House Bill 1005 by the House Finance Committee would fund the dividend with an additional draw out of the Alaska Permanent Fund’s earnings reserve account and a $500 million withdrawal from the Constitutional Budget Reserve, which requires a three-quarter vote in both chambers (30 in the House and 15 in the Senate).

It also has contingency language that would require the Legislature to also pass a bill reducing future dividends to about half of the current formula. It’s not a new idea. The Senate also proposed earlier this session before balking at bringing it to the Senate floor.

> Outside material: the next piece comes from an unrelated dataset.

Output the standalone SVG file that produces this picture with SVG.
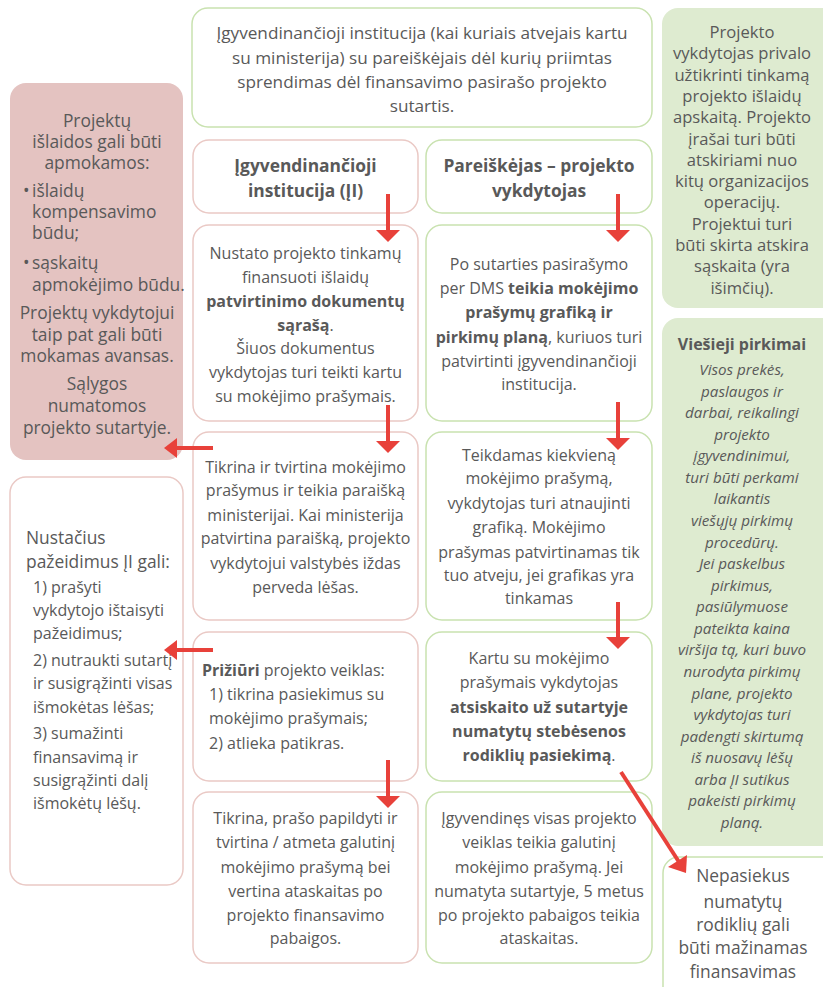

Rep. Tammie Wilson, the North Pole Republican who co-chairs the House Finance Committee, told the Anchorage Daily News that under the legislation’s contingency language next year’s dividend would be about $1,500 and grow from there.

“This bill is tied together. You don’t get a full dividend without changing the formula,” Wilson told reporters. “One does not happen without the other.”

The price tag on a $3,000 dividend is roughly $1.9 billion to the state and as it currently stands the budget puts roughly $700 million to the dividend while balancing the budget with oil revenues and the structured draw from the Alaska Permanent Fund.

The unstructured draw from the Alaska Permanent Fund’s earnings reserve account, which officials have warned against because it could undercut the stability of the fund, would come to about $700 million. The Constitutional Budget Reserve would bring the final piece of the funding to the table, but would require votes from the minority House Republicans.

House officials told media on Wednesday that the legislation is far from a done deal and the roll out is intended to gauge interest and support for the concept.

The House Finance Committee will get underway with the legislation today.

The committee is set to take public testimony on the bill at its 9 a.m. hearing with another hearing scheduled for 1:30 p.m.

Other than holding one hearing on the governor’s proposed education legislation and holding technical sessions, the Senate has not been active this week.

The Senate proposal to change the PFD formula would set dividends higher by splitting the annual structured draw from the earnings reserve account a 50-50 between dividends and state services. It would have a roughly $2,300 dividend in the following year as well as a $800 million gap in the budget.